Carly Fahey-Dima: Right. It honestly felt like a power control where even the temperature can make you feel small and weak and helpless in that environment. And I just saw it as, This, this isn’t where I’m supposed to be. This isn’t who I am. I am a visitor. I am an observer of the situation. I’m taking everything in, but I am not, the same way if I went to a foreign country, I wouldn’t suddenly adopt every single cultural practice and language and everything just because I was there. I felt like a tourist almost in this setting. This is a weird perspective, but it’s perspective that helped me kind of hang on to the fact that, you know, Carly is not just some juvenile delinquent that belongs in this circumstance.
Toby Dorr: And this isn’t gonna be my world. I’m gonna rise above this.
Carly Fahey-Dima: Absolutely.
Toby Dorr: So how long were you there?
Carly Fahey-Dima: I was there just for the night, essentially. I was offered a few meals in my time there, which were peanut butter sandwiches which then got me being in my head the whole time. You’re not talking to anyone and no one’s talking to you. I’m like, what if I had a peanut allergy? That’s pretty common. But, I kept prompting myself with questions cause I personally just love sociology. I love the study of people and groups and cultures. So I really approached the situation even at that age of just looking at the culture of it and what was happening around me, processing it all, separating myself from it, and just still reminding myself of who I am and where I’m.
Toby Dorr: You know, I find that amazing because you were just 15 years old and you had the strength of character to come up with those hypotheses, which really are true. I spent 27 months in prison and people in prison do get institutionalized. And that’s exactly what you refused to do, was to let that prison, that juvenile hall control who you were and the way you were gonna act. And that took a tremendous amount of belief in yourself and courage too. It’s difficult to be cold and most people would wanna put their arms in and get warm, but to you, it was becoming an automaton just like everyone else, and you just weren’t gonna do it. You, perhaps officers watching juvenile hall, loved to see the kids get cold, and you just weren’t even gonna give them that either. You had the presence of mind to know you could get through this and, not let it define who you were. That’s pretty powerful.

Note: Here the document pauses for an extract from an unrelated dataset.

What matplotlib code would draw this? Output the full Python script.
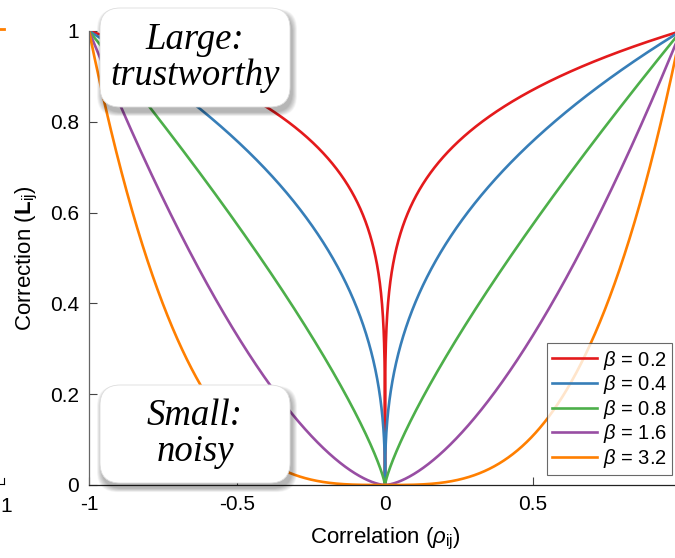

Carly Fahey-Dima: Absolutely.
Toby Dorr: And then you went home your dad? Did he ever apologize?
Carly Fahey-Dima: Oh, absolutely not. He picked me up the following day because at the time I wasn’t allowed to see my mom, so he was my only kind of ticket out of there. It’s weird having the person who puts you in such a bad situation also be the only person allowed to take you out of it.

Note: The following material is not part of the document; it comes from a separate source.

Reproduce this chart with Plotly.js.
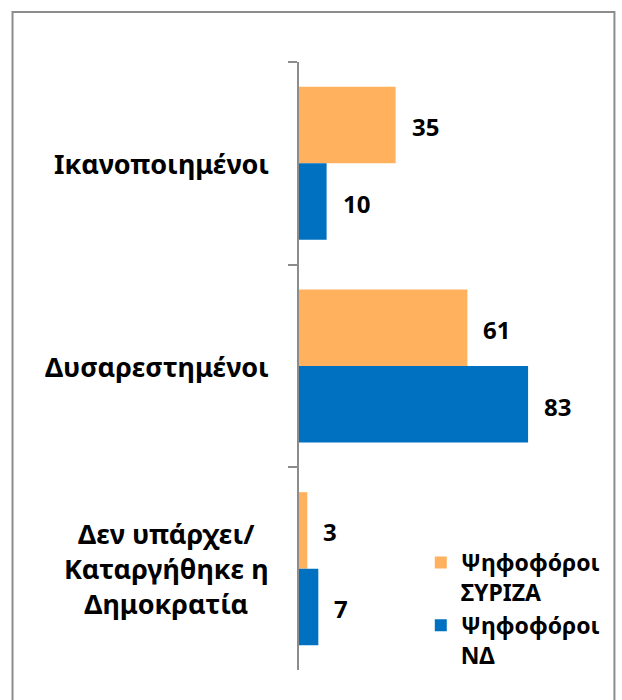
<!DOCTYPE html>
<html>
<head>
<meta charset="utf-8">
<script src="https://cdn.plot.ly/plotly-3.0.1.min.js"></script>
<style>html,body{margin:0;padding:0;background:#fff;}</style>
</head>
<body>
<div id="chart" style="width:622px;height:700px;"></div>
<script>
const categories = ["Ικανοποιημένοι", "Δυσαρεστημένοι", "Δεν υπάρχει/<br>Καταργήθηκε η<br>Δημοκρατία"];
const seriesNames = ["Ψηφοφόροι<br>ΣΥΡΙΖΑ", "Ψηφοφόροι<br>ΝΔ"];
const syrizaValues = [35, 61, 3];
const ndValues = [10, 83, 7];

const FONT = "Noto Sans, Open Sans, DejaVu Sans, sans-serif";
const W = 622, H = 700;
const plotL = 299, plotR = 575.5, plotT = 62, plotB = 670;
const px2x = p => (p - plotL) / (plotR - plotL);
const px2y = p => (plotB - p) / (plotB - plotT);

const traces = [
  {type: "bar", orientation: "h", name: seriesNames[0], y: categories, x: syrizaValues,
   marker: {color: "#FFB15E"}, hoverinfo: "x"},
  {type: "bar", orientation: "h", name: seriesNames[1], y: categories, x: ndValues,
   marker: {color: "#0070C0"}, hoverinfo: "x"}
];

const annotations = [];
categories.forEach((c, i) => {
  annotations.push({xref: "paper", yref: "y", x: px2x(271), y: c, xanchor: "right", yanchor: "middle",
    text: "<b>" + c + "</b>", showarrow: false, align: "center", font: {family: FONT, size: 27, color: "#000"}});
  annotations.push({xref: "x", yref: "y", x: syrizaValues[i], y: c, xanchor: "left", yanchor: "middle",
    xshift: 14, yshift: 37, text: "<b>" + syrizaValues[i] + "</b>", showarrow: false,
    font: {family: FONT, size: 24, color: "#000"}});
  annotations.push({xref: "x", yref: "y", x: ndValues[i], y: c, xanchor: "left", yanchor: "middle",
    xshift: 14, yshift: -40, text: "<b>" + ndValues[i] + "</b>", showarrow: false,
    font: {family: FONT, size: 24, color: "#000"}});
});

const layout = {
  width: W, height: H,
  margin: {l: plotL, r: W - plotR, t: plotT, b: H - plotB, pad: 0},
  paper_bgcolor: "#fff", plot_bgcolor: "#fff",
  barmode: "group", bargap: 0.245, bargroupgap: 0,
  showlegend: true,
  legend: {x: px2x(421), y: px2y(541), xanchor: "left", yanchor: "top", valign: "top",
    font: {family: FONT, size: 23, color: "#000", weight: "bold"}, bgcolor: "rgba(0,0,0,0)",
    tracegroupgap: 0, itemclick: false},
  xaxis: {range: [0, 100], showgrid: false, zeroline: false, showline: false, showticklabels: false, ticks: ""},
  yaxis: {type: "category", autorange: "reversed", showgrid: false, zeroline: false,
    showline: true, linecolor: "#8C8C8C", linewidth: 2,
    ticks: "outside", tickson: "boundaries", ticklen: 9, tickwidth: 2, tickcolor: "#8C8C8C",
    showticklabels: false},
  shapes: [{type: "rect", xref: "paper", yref: "paper", x0: px2x(12), x1: px2x(615), y0: px2y(12), y1: px2y(720),
    line: {color: "#8C8C8C", width: 2}, fillcolor: "rgba(0,0,0,0)", layer: "below"}],
  annotations: annotations
};

Plotly.newPlot("chart", traces, layout, {displayModeBar: false, staticPlot: true});
</script>
</body>
</html>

Toby Dorr: yes. That would be difficult because he could say you did something else in the car and turn right around and get you back in there for a longer period of time.

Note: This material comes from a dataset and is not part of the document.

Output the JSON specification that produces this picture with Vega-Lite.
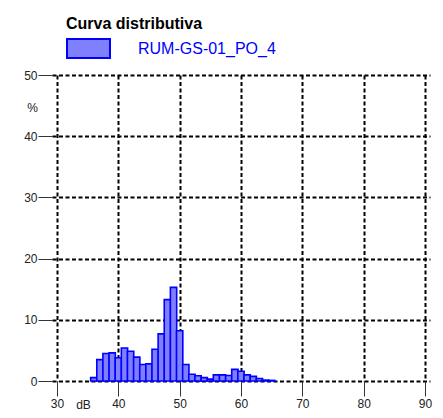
{
  "$schema": "https://vega.github.io/schema/vega-lite/v6.json",
  "width": 378,
  "height": 306,
  "autosize": {"type": "none"},
  "padding": {"left": 52, "top": 75, "right": 13, "bottom": 37},
  "background": "white",
  "config": {
    "view": {"stroke": null},
    "font": "Liberation Sans",
    "axis": {
      "grid": true,
      "gridColor": "#000000",
      "gridDash": [4, 2.5],
      "gridWidth": 2,
      "gridOpacity": 1,
      "domain": false,
      "tickColor": "#333333",
      "tickWidth": 1,
      "labelFont": "Liberation Sans",
      "labelFontSize": 12,
      "labelColor": "#222222",
      "titleFont": "Liberation Sans",
      "titleFontSize": 12,
      "titleFontWeight": "normal",
      "titleColor": "#222222"
    }
  },
  "data": {
    "values": [
      {"db": 36, "pct": 0.55},
      {"db": 37, "pct": 3.5},
      {"db": 38, "pct": 4.5},
      {"db": 39, "pct": 4.6},
      {"db": 40, "pct": 3.8},
      {"db": 41, "pct": 5.4},
      {"db": 42, "pct": 4.85},
      {"db": 43, "pct": 3.9},
      {"db": 44, "pct": 2.7},
      {"db": 45, "pct": 2.8},
      {"db": 46, "pct": 5.2},
      {"db": 47, "pct": 7.7},
      {"db": 48, "pct": 13.3},
      {"db": 49, "pct": 15.3},
      {"db": 50, "pct": 8.2},
      {"db": 51, "pct": 2.7},
      {"db": 52, "pct": 1.1},
      {"db": 53, "pct": 0.85},
      {"db": 54, "pct": 0.55},
      {"db": 55, "pct": 0.3},
      {"db": 56, "pct": 1.0},
      {"db": 57, "pct": 1.0},
      {"db": 58, "pct": 0.9},
      {"db": 59, "pct": 1.9},
      {"db": 60, "pct": 1.6},
      {"db": 61, "pct": 1.0},
      {"db": 62, "pct": 0.75},
      {"db": 63, "pct": 0.4},
      {"db": 64, "pct": 0.15},
      {"db": 65, "pct": 0.1}
    ]
  },
  "mark": {"type": "bar", "width": 6.3, "stroke": "#0000ff", "strokeWidth": 1.6, "opacity": 1},
  "encoding": {
    "x": {
      "field": "db",
      "type": "quantitative",
      "scale": {"domain": [30, 90], "nice": false, "zero": false},
      "axis": {
        "values": [30, 40, 50, 60, 70, 80, 90],
        "tickSize": 15,
        "labelPadding": 2,
        "title": "dB",
        "titleAnchor": "start",
        "titleAlign": "center",
        "titleBaseline": "middle",
        "titleX": 31,
        "titleY": 23
      }
    },
    "y": {
      "field": "pct",
      "type": "quantitative",
      "scale": {"domain": [0, 50], "nice": false},
      "axis": {
        "values": [0, 10, 20, 30, 40, 50],
        "tickSize": 14,
        "labelPadding": 1,
        "title": "%",
        "titleAngle": 0,
        "titleAlign": "center",
        "titleBaseline": "middle",
        "titleX": -20,
        "titleY": 32
      }
    },
    "color": {
      "datum": "RUM-GS-01_PO_4",
      "scale": {"range": ["#8080ff"]},
      "legend": {
        "title": "Curva distributiva",
        "orient": "none",
        "legendX": 14,
        "legendY": -59,
        "padding": 0,
        "titleFont": "Liberation Sans",
        "titleFontSize": 16,
        "titleFontWeight": "bold",
        "titleColor": "#000000",
        "titlePadding": -6,
        "symbolType": "M-1,-0.44H1V0.44H-1Z",
        "symbolSize": 1849,
        "symbolStrokeColor": "#0000ff",
        "symbolStrokeWidth": 2,
        "symbolOpacity": 1,
        "labelFont": "Liberation Sans",
        "labelFontSize": 16,
        "labelColor": "#0000ff",
        "labelOffset": 27
      }
    }
  }
}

Carly Fahey-Dima: Exactly, and already my trust for him, just with my experience was little to none. I’d say the emphasis is probably on none. But he picked me up and I refused to sit in the front seat of his car. I sat as far away from him as possible, just for my own safety. And I made sure everyone saw I wasn’t anywhere near this person, because I also had that same thought of like, he could say, you know, I’m in the car doing the exact same thing, and send me right back. The only thing that was on my mind, which again, holding onto my reality, was that I have marching band practice at 9:00 AM today. It was a Saturday morning and all I can remember was that I’m gonna be late for marching band. He offered me breakfast on my way home and I said, no. I didn’t want anything more from him than to just get out of his presence. So, he brought me to his house. I went in and reassured my brother I was okay because he spent the entire night wondering where his sister went. And the last time he saw me, I was taken out in handcuffs.
Toby Dorr: That’s traumatizing.
Carly Fahey-Dima: Absolutely. But I came back. My phone was gone. I couldn’t contact anyone. My dad had raided all of my stuff and made sure I had no means of really documenting anything. But I just grabbed my water that I bring to band, and my sheet music and I walked four and a half miles to my high school.
Toby Dorr: Wow.
Carly Fahey-Dima: I was late, but I showed up and just ran right onto the field where my spot was in formation and everybody, you know, asked are you okay? What happened? Why are you late? And I just said I got stuck in other things. And it wasn’t a matter of embarrassment, but again, it was another way of source of me telling myself what happened to me just one night. I’m moving past it. I am here. I’m doing what I enjoy. I’m reclaiming whatever aspects of my life that happened prior. I’m not gonna let this become who I am. I’m in high school and these kids are gonna start defining me for what I went through. Instead, I said I’m gonna choose how they define me and I’m not ashamed of what I did, or what I went through. But I have my priorities in order, and I just need to hold on to whatever reality I have.
Toby Dorr: I think that’s really powerful and wise. It was very wise to come to that. When looking back, do you look at that incident in your life, that moment in your life as something that was so negative that you couldn’t find any good in it, or do you see it as something that you could use later in life?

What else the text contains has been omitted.